Given task — Set down the data below without change, skipping the pictures it holds.

━━━ Data segment ━━━

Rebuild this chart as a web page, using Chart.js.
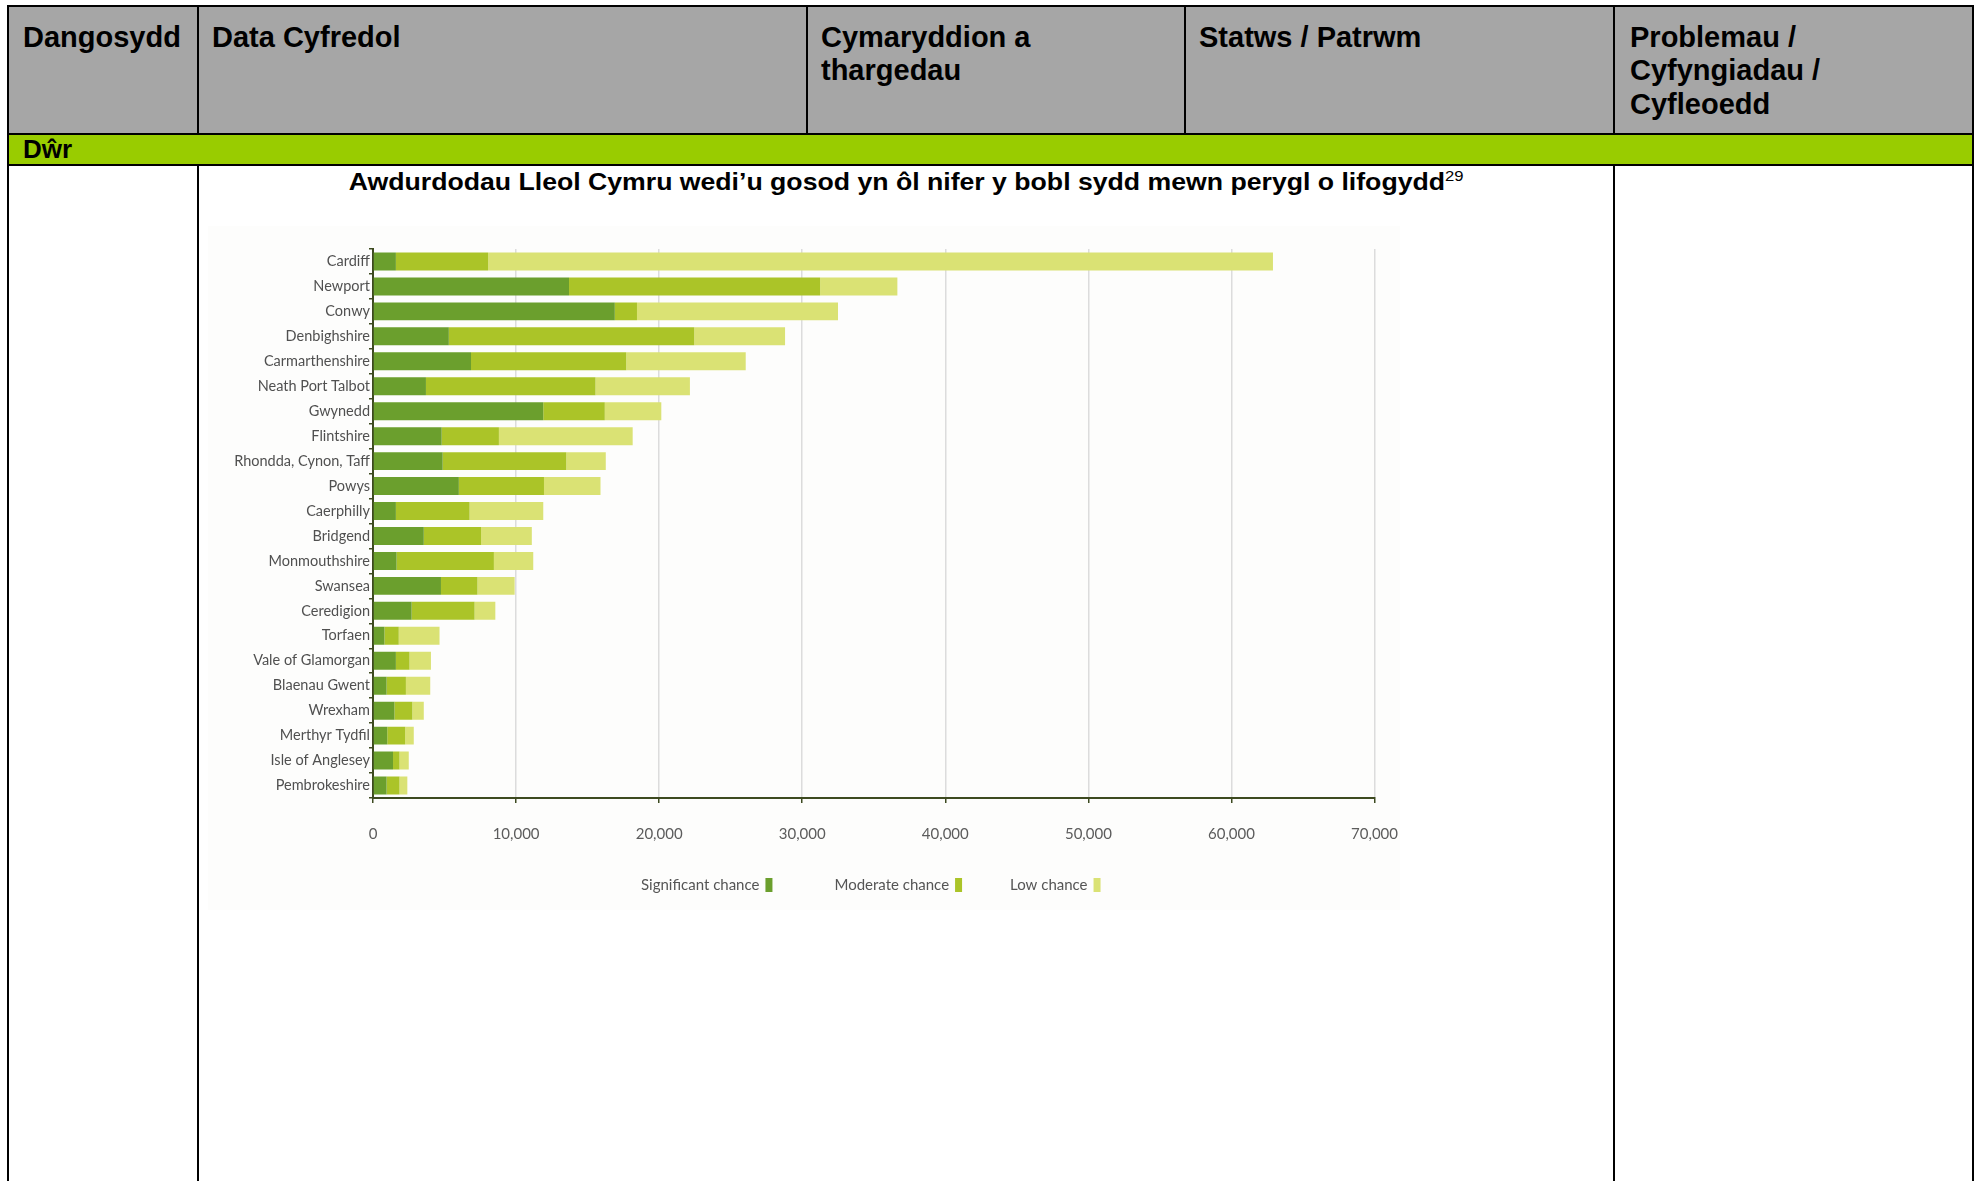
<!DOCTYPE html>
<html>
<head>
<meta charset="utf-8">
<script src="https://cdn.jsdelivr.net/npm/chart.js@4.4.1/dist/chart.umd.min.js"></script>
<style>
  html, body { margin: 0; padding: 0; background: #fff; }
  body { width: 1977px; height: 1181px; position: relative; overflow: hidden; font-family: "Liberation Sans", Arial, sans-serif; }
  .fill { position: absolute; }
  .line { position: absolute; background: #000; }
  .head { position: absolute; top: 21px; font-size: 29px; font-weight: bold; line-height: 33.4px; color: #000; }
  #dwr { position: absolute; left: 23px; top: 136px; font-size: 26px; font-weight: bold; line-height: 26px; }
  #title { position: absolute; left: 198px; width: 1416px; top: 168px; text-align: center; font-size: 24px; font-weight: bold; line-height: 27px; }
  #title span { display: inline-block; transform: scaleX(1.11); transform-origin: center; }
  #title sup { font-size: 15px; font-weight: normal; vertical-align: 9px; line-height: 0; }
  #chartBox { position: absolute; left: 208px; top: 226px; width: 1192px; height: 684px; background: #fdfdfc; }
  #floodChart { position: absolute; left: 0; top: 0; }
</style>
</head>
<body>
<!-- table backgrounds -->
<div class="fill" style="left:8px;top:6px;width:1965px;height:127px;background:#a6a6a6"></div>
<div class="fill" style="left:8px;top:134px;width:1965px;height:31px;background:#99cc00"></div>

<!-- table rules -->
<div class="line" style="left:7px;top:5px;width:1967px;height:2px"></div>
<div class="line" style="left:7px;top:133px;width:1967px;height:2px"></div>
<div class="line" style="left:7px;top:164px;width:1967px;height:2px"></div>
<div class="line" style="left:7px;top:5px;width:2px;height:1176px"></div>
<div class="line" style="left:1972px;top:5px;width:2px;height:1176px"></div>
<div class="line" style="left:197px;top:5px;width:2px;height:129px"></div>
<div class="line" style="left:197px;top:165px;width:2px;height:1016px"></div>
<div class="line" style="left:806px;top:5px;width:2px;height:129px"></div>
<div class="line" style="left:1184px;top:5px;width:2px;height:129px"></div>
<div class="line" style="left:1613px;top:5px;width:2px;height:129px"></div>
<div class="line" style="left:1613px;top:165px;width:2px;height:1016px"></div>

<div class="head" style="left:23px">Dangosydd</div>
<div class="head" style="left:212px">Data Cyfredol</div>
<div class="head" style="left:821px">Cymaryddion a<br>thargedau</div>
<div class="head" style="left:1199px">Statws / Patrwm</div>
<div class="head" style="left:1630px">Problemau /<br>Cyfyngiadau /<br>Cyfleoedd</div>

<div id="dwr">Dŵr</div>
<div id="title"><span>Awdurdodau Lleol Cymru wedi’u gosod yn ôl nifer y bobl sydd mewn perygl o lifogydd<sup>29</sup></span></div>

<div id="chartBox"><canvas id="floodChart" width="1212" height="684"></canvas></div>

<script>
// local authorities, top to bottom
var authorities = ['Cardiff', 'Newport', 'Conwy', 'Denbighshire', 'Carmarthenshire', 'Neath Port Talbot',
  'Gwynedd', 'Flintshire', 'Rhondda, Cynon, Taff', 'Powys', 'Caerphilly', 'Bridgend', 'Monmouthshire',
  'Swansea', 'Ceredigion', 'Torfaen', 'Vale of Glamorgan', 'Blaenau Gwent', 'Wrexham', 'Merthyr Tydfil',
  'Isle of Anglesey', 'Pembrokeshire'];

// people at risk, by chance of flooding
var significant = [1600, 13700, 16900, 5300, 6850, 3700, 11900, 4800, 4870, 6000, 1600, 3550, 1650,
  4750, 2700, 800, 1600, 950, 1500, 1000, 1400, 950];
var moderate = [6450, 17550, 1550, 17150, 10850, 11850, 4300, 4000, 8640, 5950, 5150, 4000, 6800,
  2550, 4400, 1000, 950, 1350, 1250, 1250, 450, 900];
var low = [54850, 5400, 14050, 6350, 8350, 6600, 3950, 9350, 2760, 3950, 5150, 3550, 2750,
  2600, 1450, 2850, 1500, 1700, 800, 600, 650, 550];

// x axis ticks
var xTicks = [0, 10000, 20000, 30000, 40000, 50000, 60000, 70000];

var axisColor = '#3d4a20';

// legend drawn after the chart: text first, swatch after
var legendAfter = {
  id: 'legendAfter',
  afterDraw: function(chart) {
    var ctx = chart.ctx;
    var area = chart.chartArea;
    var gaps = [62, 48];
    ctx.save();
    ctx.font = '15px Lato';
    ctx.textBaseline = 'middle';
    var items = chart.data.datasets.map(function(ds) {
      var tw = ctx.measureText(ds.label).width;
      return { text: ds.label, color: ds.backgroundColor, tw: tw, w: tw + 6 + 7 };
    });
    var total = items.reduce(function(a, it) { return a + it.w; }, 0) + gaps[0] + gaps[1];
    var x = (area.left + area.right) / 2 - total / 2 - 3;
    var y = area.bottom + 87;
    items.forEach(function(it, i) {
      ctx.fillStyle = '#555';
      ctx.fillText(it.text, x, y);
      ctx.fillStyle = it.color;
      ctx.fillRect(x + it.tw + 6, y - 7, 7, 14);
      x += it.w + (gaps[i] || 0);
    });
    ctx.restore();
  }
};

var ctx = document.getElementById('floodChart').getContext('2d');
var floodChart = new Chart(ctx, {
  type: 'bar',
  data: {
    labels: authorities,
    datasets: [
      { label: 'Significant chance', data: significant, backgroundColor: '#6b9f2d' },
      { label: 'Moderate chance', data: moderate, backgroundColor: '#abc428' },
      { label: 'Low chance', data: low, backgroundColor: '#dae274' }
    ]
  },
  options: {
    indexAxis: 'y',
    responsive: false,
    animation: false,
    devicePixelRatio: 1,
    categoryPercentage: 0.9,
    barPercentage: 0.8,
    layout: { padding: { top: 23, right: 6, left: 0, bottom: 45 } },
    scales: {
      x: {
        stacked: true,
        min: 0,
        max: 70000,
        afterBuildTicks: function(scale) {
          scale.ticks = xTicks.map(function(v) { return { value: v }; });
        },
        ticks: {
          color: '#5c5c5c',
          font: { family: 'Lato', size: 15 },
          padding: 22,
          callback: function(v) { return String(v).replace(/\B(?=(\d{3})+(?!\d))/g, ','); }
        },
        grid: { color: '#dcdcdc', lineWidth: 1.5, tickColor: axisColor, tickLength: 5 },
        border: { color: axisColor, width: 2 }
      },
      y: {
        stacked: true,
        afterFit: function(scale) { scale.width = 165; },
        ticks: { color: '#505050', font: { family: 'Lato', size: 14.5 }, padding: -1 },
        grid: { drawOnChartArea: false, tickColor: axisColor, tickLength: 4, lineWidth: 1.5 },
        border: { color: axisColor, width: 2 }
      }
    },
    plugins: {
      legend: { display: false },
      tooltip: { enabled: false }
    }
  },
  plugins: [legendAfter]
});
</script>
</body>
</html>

━━━

Answer for the task —
Rebuild this chart as a web page, using Chart.js.
<!DOCTYPE html>
<html>
<head>
<meta charset="utf-8">
<script src="https://cdn.jsdelivr.net/npm/chart.js@4.4.1/dist/chart.umd.min.js"></script>
<style>
  html, body { margin: 0; padding: 0; background: #fff; }
  body { width: 1977px; height: 1181px; position: relative; overflow: hidden; font-family: "Liberation Sans", Arial, sans-serif; }
  .fill { position: absolute; }
  .line { position: absolute; background: #000; }
  .head { position: absolute; top: 21px; font-size: 29px; font-weight: bold; line-height: 33.4px; color: #000; }
  #dwr { position: absolute; left: 23px; top: 136px; font-size: 26px; font-weight: bold; line-height: 26px; }
  #title { position: absolute; left: 198px; width: 1416px; top: 168px; text-align: center; font-size: 24px; font-weight: bold; line-height: 27px; }
  #title span { display: inline-block; transform: scaleX(1.11); transform-origin: center; }
  #title sup { font-size: 15px; font-weight: normal; vertical-align: 9px; line-height: 0; }
  #chartBox { position: absolute; left: 208px; top: 226px; width: 1192px; height: 684px; background: #fdfdfc; }
  #floodChart { position: absolute; left: 0; top: 0; }
</style>
</head>
<body>
<!-- table backgrounds -->
<div class="fill" style="left:8px;top:6px;width:1965px;height:127px;background:#a6a6a6"></div>
<div class="fill" style="left:8px;top:134px;width:1965px;height:31px;background:#99cc00"></div>

<!-- table rules -->
<div class="line" style="left:7px;top:5px;width:1967px;height:2px"></div>
<div class="line" style="left:7px;top:133px;width:1967px;height:2px"></div>
<div class="line" style="left:7px;top:164px;width:1967px;height:2px"></div>
<div class="line" style="left:7px;top:5px;width:2px;height:1176px"></div>
<div class="line" style="left:1972px;top:5px;width:2px;height:1176px"></div>
<div class="line" style="left:197px;top:5px;width:2px;height:129px"></div>
<div class="line" style="left:197px;top:165px;width:2px;height:1016px"></div>
<div class="line" style="left:806px;top:5px;width:2px;height:129px"></div>
<div class="line" style="left:1184px;top:5px;width:2px;height:129px"></div>
<div class="line" style="left:1613px;top:5px;width:2px;height:129px"></div>
<div class="line" style="left:1613px;top:165px;width:2px;height:1016px"></div>

<div class="head" style="left:23px">Dangosydd</div>
<div class="head" style="left:212px">Data Cyfredol</div>
<div class="head" style="left:821px">Cymaryddion a<br>thargedau</div>
<div class="head" style="left:1199px">Statws / Patrwm</div>
<div class="head" style="left:1630px">Problemau /<br>Cyfyngiadau /<br>Cyfleoedd</div>

<div id="dwr">Dŵr</div>
<div id="title"><span>Awdurdodau Lleol Cymru wedi’u gosod yn ôl nifer y bobl sydd mewn perygl o lifogydd<sup>29</sup></span></div>

<div id="chartBox"><canvas id="floodChart" width="1212" height="684"></canvas></div>

<script>
// local authorities, top to bottom
var authorities = ['Cardiff', 'Newport', 'Conwy', 'Denbighshire', 'Carmarthenshire', 'Neath Port Talbot',
  'Gwynedd', 'Flintshire', 'Rhondda, Cynon, Taff', 'Powys', 'Caerphilly', 'Bridgend', 'Monmouthshire',
  'Swansea', 'Ceredigion', 'Torfaen', 'Vale of Glamorgan', 'Blaenau Gwent', 'Wrexham', 'Merthyr Tydfil',
  'Isle of Anglesey', 'Pembrokeshire'];

// people at risk, by chance of flooding
var significant = [1600, 13700, 16900, 5300, 6850, 3700, 11900, 4800, 4870, 6000, 1600, 3550, 1650,
  4750, 2700, 800, 1600, 950, 1500, 1000, 1400, 950];
var moderate = [6450, 17550, 1550, 17150, 10850, 11850, 4300, 4000, 8640, 5950, 5150, 4000, 6800,
  2550, 4400, 1000, 950, 1350, 1250, 1250, 450, 900];
var low = [54850, 5400, 14050, 6350, 8350, 6600, 3950, 9350, 2760, 3950, 5150, 3550, 2750,
  2600, 1450, 2850, 1500, 1700, 800, 600, 650, 550];

// x axis ticks
var xTicks = [0, 10000, 20000, 30000, 40000, 50000, 60000, 70000];

var axisColor = '#3d4a20';

// legend drawn after the chart: text first, swatch after
var legendAfter = {
  id: 'legendAfter',
  afterDraw: function(chart) {
    var ctx = chart.ctx;
    var area = chart.chartArea;
    var gaps = [62, 48];
    ctx.save();
    ctx.font = '15px Lato';
    ctx.textBaseline = 'middle';
    var items = chart.data.datasets.map(function(ds) {
      var tw = ctx.measureText(ds.label).width;
      return { text: ds.label, color: ds.backgroundColor, tw: tw, w: tw + 6 + 7 };
    });
    var total = items.reduce(function(a, it) { return a + it.w; }, 0) + gaps[0] + gaps[1];
    var x = (area.left + area.right) / 2 - total / 2 - 3;
    var y = area.bottom + 87;
    items.forEach(function(it, i) {
      ctx.fillStyle = '#555';
      ctx.fillText(it.text, x, y);
      ctx.fillStyle = it.color;
      ctx.fillRect(x + it.tw + 6, y - 7, 7, 14);
      x += it.w + (gaps[i] || 0);
    });
    ctx.restore();
  }
};

var ctx = document.getElementById('floodChart').getContext('2d');
var floodChart = new Chart(ctx, {
  type: 'bar',
  data: {
    labels: authorities,
    datasets: [
      { label: 'Significant chance', data: significant, backgroundColor: '#6b9f2d' },
      { label: 'Moderate chance', data: moderate, backgroundColor: '#abc428' },
      { label: 'Low chance', data: low, backgroundColor: '#dae274' }
    ]
  },
  options: {
    indexAxis: 'y',
    responsive: false,
    animation: false,
    devicePixelRatio: 1,
    categoryPercentage: 0.9,
    barPercentage: 0.8,
    layout: { padding: { top: 23, right: 6, left: 0, bottom: 45 } },
    scales: {
      x: {
        stacked: true,
        min: 0,
        max: 70000,
        afterBuildTicks: function(scale) {
          scale.ticks = xTicks.map(function(v) { return { value: v }; });
        },
        ticks: {
          color: '#5c5c5c',
          font: { family: 'Lato', size: 15 },
          padding: 22,
          callback: function(v) { return String(v).replace(/\B(?=(\d{3})+(?!\d))/g, ','); }
        },
        grid: { color: '#dcdcdc', lineWidth: 1.5, tickColor: axisColor, tickLength: 5 },
        border: { color: axisColor, width: 2 }
      },
      y: {
        stacked: true,
        afterFit: function(scale) { scale.width = 165; },
        ticks: { color: '#505050', font: { family: 'Lato', size: 14.5 }, padding: -1 },
        grid: { drawOnChartArea: false, tickColor: axisColor, tickLength: 4, lineWidth: 1.5 },
        border: { color: axisColor, width: 2 }
      }
    },
    plugins: {
      legend: { display: false },
      tooltip: { enabled: false }
    }
  },
  plugins: [legendAfter]
});
</script>
</body>
</html>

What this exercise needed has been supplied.